* _What you have to do_: Determine the number of lines in the listing below where the string "this" occurs; answer with the number alone.

* _The input_:
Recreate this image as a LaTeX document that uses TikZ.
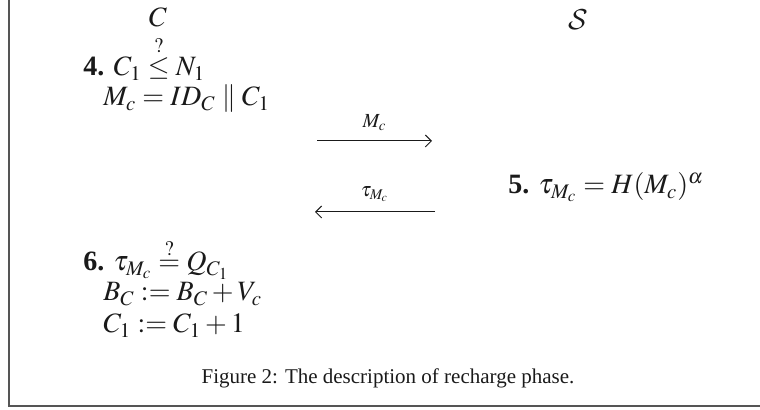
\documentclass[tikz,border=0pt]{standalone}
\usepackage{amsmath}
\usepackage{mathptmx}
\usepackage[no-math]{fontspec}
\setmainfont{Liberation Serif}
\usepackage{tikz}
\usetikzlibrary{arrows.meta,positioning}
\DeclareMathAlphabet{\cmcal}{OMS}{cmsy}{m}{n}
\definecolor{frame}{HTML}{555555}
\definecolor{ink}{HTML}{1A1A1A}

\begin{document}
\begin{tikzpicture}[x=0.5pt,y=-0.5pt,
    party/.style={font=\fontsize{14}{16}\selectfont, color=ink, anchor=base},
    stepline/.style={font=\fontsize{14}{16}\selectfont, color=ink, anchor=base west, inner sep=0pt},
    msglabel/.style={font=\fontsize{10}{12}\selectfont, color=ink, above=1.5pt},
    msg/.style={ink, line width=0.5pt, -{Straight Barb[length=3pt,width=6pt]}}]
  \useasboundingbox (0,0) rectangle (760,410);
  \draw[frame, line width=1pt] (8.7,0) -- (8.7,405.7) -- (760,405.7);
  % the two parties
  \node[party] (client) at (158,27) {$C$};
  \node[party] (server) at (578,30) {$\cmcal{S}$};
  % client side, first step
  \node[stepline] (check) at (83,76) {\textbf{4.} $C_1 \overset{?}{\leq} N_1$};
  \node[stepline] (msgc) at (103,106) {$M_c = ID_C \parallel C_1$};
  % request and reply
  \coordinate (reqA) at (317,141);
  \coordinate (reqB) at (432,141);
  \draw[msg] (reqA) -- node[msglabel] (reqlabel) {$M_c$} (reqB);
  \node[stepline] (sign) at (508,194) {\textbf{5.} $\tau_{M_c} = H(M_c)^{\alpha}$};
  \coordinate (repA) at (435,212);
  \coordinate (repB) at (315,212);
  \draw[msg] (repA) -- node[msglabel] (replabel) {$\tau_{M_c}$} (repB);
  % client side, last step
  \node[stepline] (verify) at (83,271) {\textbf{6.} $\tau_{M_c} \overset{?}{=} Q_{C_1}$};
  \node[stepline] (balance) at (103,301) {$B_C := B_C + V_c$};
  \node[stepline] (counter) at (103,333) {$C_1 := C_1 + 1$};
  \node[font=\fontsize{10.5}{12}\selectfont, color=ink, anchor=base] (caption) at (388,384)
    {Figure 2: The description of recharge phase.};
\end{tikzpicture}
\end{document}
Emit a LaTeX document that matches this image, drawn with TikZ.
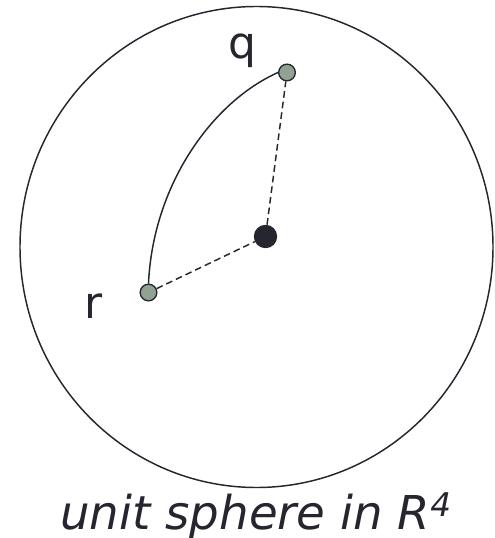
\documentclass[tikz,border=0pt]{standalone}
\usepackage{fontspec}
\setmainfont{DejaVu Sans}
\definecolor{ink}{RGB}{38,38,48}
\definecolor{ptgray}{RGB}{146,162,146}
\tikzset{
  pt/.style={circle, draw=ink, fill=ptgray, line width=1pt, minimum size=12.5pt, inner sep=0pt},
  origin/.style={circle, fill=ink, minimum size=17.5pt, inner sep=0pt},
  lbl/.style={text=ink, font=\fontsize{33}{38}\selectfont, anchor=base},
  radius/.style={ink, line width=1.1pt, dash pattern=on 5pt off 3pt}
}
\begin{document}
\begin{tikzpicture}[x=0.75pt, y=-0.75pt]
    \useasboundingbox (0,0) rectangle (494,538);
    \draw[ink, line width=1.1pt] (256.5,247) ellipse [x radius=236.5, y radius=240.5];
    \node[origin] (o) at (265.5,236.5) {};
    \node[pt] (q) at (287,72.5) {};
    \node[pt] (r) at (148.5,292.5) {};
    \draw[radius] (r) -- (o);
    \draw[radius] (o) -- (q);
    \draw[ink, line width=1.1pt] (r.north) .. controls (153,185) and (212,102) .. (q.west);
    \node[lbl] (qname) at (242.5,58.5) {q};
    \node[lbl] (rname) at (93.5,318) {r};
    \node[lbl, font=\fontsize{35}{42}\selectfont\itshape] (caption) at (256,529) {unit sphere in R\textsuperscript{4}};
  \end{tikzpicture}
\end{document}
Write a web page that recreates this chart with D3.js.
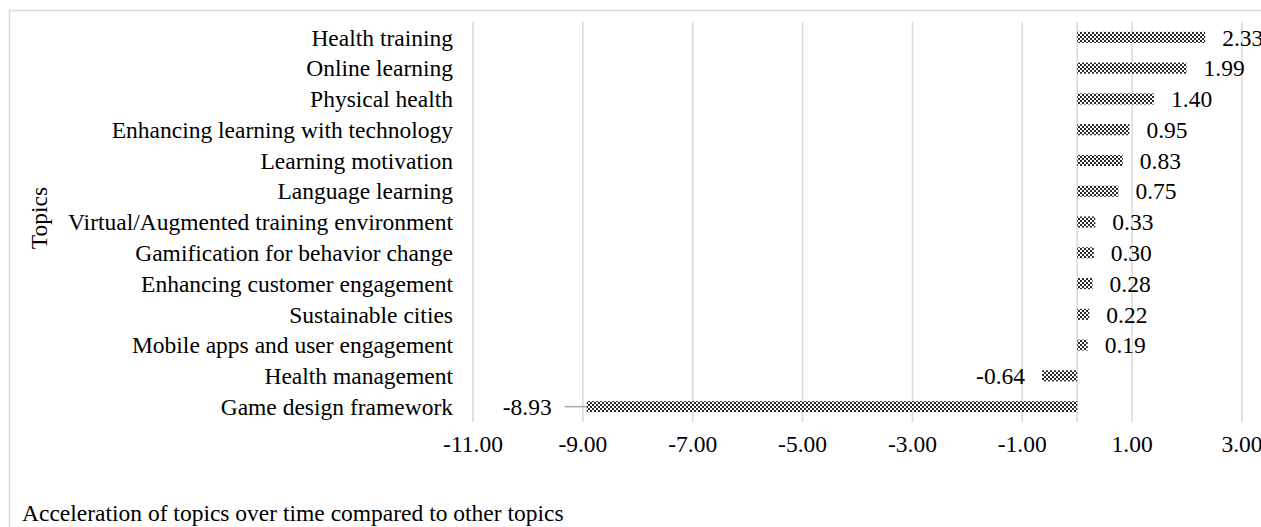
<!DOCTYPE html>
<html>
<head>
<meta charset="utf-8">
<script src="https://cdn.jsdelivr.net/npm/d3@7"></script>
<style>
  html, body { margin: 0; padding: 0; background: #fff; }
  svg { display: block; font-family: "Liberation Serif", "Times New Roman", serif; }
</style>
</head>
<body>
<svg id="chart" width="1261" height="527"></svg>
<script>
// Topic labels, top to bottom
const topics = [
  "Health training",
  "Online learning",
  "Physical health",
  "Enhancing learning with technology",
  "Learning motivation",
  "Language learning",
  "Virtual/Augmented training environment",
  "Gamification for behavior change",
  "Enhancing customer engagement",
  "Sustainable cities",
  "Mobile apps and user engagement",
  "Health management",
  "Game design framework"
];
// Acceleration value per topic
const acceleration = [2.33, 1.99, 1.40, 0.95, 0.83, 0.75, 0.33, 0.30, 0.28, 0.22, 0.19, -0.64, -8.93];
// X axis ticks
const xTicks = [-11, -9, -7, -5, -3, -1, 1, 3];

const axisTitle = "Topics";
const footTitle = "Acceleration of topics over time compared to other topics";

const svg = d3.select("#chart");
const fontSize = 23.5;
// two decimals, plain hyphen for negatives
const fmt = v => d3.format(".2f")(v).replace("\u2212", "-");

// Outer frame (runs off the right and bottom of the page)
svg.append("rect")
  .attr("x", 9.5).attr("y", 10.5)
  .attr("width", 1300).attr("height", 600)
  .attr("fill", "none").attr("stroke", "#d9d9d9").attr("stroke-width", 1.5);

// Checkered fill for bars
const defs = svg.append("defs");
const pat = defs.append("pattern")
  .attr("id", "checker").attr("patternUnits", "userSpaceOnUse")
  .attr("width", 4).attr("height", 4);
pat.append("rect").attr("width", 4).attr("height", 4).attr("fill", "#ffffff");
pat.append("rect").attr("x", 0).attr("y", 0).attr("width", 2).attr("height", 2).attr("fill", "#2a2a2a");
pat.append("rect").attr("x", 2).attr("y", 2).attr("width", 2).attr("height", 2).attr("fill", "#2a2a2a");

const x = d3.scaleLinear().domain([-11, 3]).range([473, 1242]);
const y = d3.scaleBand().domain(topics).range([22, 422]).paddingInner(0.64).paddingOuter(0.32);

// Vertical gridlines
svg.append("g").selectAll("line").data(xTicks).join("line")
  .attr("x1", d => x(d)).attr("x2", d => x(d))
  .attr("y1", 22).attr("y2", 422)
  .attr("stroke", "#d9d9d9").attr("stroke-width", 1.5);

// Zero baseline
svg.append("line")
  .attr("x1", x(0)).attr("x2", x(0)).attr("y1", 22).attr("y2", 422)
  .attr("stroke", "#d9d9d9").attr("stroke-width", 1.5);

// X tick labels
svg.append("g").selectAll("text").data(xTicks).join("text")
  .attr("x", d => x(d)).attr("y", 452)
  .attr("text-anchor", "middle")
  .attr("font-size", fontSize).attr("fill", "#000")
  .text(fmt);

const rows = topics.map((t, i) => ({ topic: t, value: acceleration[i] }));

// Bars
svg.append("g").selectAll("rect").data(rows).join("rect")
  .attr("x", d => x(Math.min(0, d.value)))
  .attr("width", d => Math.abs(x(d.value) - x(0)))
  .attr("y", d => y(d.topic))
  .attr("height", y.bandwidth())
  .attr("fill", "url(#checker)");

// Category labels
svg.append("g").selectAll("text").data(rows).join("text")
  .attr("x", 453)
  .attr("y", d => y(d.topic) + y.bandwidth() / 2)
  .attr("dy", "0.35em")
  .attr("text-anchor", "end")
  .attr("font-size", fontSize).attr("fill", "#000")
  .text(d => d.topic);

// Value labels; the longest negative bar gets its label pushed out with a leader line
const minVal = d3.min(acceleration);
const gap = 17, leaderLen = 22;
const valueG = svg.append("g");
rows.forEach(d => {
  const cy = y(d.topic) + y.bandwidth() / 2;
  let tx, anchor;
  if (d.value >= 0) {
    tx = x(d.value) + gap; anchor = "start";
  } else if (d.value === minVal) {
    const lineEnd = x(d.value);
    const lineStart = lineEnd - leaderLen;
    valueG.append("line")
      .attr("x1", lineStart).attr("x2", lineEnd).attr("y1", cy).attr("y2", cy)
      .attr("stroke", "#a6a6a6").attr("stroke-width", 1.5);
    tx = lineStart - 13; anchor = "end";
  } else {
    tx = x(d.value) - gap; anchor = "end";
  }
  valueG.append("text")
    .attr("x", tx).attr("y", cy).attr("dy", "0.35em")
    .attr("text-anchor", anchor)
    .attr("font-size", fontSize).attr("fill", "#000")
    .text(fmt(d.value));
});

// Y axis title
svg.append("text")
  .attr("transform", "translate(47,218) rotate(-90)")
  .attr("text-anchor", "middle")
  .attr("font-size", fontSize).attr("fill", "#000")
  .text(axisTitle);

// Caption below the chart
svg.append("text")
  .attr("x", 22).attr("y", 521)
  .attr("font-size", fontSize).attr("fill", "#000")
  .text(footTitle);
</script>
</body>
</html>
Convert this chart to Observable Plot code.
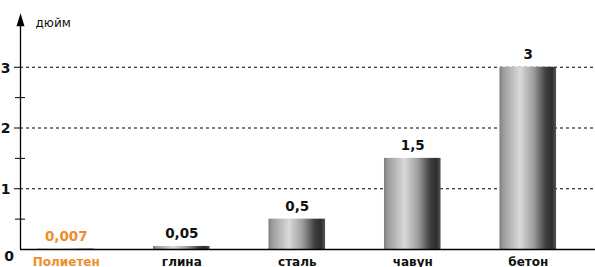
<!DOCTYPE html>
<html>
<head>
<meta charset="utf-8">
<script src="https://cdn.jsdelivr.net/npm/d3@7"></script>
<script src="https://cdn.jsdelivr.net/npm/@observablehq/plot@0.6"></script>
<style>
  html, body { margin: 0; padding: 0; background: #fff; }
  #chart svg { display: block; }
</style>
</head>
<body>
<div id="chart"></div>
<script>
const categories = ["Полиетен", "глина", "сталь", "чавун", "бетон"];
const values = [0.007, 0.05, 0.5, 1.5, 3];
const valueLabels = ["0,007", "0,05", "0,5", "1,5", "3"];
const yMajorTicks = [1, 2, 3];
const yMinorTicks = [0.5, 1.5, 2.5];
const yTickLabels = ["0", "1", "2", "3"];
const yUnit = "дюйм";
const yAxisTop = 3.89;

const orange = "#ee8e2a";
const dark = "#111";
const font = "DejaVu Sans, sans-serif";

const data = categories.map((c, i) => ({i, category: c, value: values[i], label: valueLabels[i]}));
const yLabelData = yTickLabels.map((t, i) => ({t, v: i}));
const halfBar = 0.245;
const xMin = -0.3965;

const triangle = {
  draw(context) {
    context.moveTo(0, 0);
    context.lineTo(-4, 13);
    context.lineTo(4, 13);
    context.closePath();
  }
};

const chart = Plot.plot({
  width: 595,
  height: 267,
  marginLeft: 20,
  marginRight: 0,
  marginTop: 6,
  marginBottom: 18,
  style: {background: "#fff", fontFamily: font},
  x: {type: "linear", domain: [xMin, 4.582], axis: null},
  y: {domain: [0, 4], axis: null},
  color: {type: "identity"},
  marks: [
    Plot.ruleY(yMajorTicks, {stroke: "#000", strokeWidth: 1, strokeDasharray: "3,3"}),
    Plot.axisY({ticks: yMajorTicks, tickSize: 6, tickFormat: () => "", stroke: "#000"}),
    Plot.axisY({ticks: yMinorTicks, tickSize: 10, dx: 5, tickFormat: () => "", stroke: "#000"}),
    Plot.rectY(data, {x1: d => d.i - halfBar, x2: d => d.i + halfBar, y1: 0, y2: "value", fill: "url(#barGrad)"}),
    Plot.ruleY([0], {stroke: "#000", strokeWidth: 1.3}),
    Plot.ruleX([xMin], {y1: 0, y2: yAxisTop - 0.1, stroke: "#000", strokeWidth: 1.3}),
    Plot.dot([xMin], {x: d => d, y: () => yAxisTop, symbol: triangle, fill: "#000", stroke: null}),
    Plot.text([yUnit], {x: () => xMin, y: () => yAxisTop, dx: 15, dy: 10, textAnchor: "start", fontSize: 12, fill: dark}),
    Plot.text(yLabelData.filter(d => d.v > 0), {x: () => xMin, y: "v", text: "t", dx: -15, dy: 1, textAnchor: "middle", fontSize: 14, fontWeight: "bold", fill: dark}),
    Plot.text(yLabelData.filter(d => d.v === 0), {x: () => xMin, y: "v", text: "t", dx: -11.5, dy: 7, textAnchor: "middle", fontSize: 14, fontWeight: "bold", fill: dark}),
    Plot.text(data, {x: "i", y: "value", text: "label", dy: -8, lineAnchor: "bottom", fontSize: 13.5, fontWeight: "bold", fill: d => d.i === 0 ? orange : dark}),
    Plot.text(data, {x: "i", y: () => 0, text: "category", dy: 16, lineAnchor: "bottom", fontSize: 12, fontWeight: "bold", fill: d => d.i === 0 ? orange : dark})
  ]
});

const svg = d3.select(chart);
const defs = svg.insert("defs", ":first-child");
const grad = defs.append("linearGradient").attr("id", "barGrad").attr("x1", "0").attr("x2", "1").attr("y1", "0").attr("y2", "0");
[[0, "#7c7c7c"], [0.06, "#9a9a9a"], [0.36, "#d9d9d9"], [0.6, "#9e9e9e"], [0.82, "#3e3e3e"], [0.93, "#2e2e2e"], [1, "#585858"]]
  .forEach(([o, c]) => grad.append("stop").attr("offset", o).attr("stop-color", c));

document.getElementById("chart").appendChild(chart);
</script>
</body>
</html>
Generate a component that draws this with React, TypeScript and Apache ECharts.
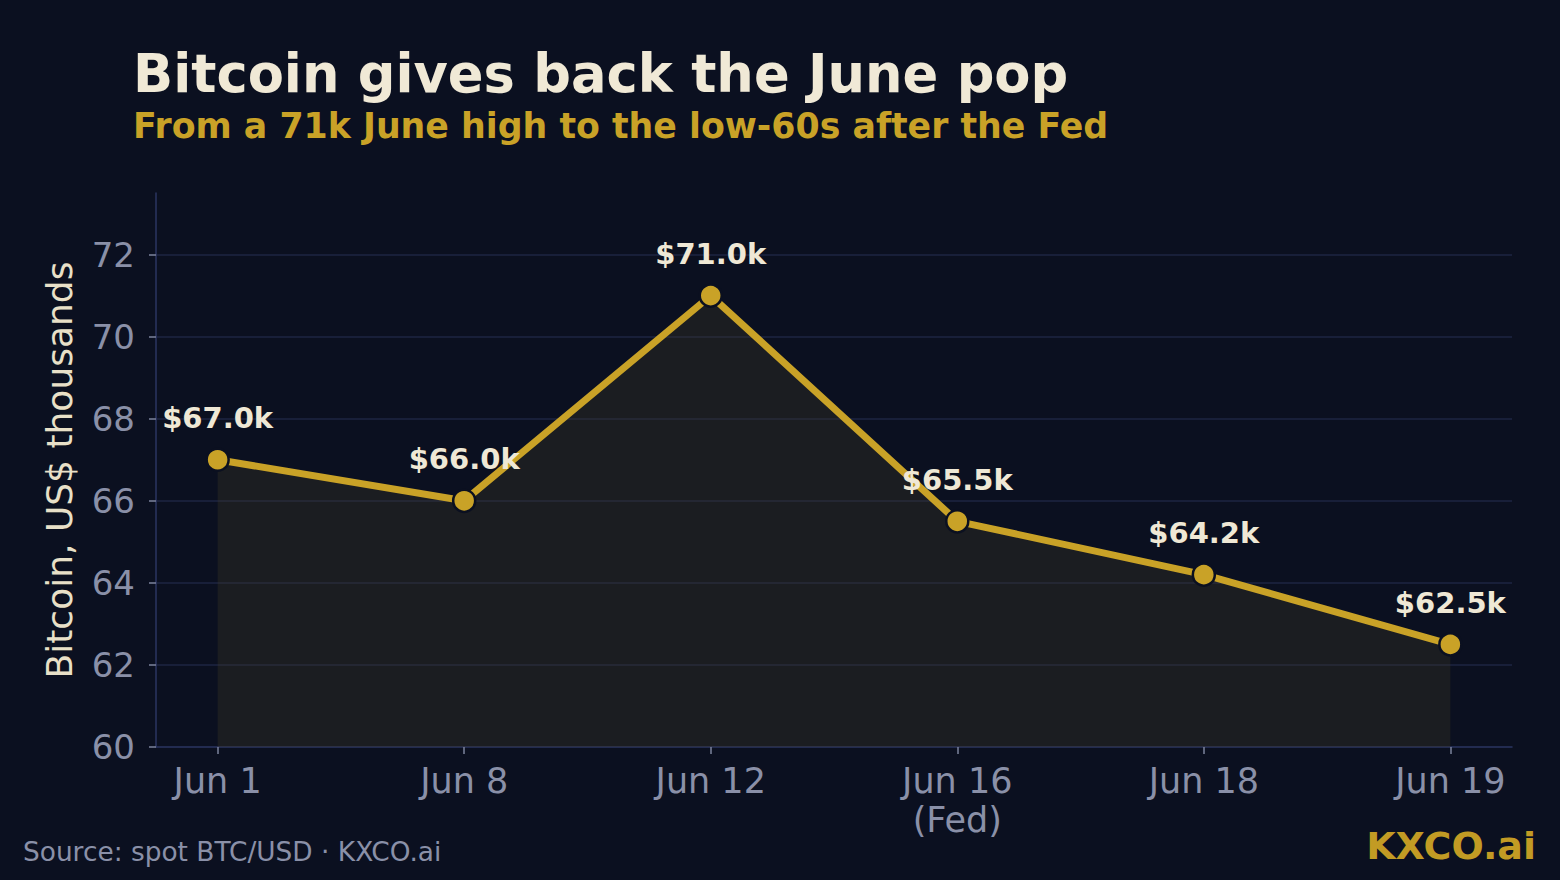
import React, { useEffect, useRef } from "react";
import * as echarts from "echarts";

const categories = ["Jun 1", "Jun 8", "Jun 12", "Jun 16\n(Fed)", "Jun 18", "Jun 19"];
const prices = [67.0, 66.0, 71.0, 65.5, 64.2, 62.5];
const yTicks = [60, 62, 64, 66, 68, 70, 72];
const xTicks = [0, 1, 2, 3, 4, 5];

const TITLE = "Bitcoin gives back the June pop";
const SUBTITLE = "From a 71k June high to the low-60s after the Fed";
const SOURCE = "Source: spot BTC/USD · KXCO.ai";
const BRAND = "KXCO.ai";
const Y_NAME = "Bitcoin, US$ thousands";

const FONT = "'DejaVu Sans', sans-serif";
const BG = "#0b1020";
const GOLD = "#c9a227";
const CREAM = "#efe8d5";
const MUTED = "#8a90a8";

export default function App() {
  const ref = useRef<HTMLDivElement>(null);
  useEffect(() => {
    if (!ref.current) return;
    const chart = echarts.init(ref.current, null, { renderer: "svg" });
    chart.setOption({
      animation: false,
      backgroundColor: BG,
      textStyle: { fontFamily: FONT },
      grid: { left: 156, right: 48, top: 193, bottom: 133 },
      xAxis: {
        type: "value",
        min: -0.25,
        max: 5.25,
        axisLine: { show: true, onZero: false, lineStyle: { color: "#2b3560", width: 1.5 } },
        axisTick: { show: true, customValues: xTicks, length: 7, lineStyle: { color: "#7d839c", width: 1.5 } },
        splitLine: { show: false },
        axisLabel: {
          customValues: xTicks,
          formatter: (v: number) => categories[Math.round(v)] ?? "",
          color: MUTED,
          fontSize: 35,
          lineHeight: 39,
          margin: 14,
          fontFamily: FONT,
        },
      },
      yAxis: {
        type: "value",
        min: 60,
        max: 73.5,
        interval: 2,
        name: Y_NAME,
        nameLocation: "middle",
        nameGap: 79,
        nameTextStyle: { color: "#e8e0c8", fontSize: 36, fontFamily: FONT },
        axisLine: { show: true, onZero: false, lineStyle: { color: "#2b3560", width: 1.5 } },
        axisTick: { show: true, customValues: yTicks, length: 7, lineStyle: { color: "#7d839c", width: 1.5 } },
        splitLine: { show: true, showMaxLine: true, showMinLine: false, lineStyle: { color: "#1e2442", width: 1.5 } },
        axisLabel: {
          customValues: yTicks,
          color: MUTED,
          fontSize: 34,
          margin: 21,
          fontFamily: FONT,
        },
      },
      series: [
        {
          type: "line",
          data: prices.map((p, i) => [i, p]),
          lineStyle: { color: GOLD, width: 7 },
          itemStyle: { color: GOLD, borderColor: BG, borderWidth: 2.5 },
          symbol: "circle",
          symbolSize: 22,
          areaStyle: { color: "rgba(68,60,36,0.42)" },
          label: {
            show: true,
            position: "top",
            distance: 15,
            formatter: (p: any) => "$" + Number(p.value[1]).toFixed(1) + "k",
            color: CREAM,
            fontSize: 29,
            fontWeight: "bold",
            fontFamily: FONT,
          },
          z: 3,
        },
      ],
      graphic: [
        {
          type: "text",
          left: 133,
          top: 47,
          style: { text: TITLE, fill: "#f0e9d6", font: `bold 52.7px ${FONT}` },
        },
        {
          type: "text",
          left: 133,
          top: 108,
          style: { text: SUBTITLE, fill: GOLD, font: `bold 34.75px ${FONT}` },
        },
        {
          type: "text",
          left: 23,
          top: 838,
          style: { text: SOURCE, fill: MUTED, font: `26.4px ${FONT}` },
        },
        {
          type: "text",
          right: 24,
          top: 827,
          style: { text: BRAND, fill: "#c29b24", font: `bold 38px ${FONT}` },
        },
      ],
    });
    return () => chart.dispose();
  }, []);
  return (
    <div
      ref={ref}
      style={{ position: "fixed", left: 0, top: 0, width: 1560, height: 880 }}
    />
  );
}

* _The answer_: 5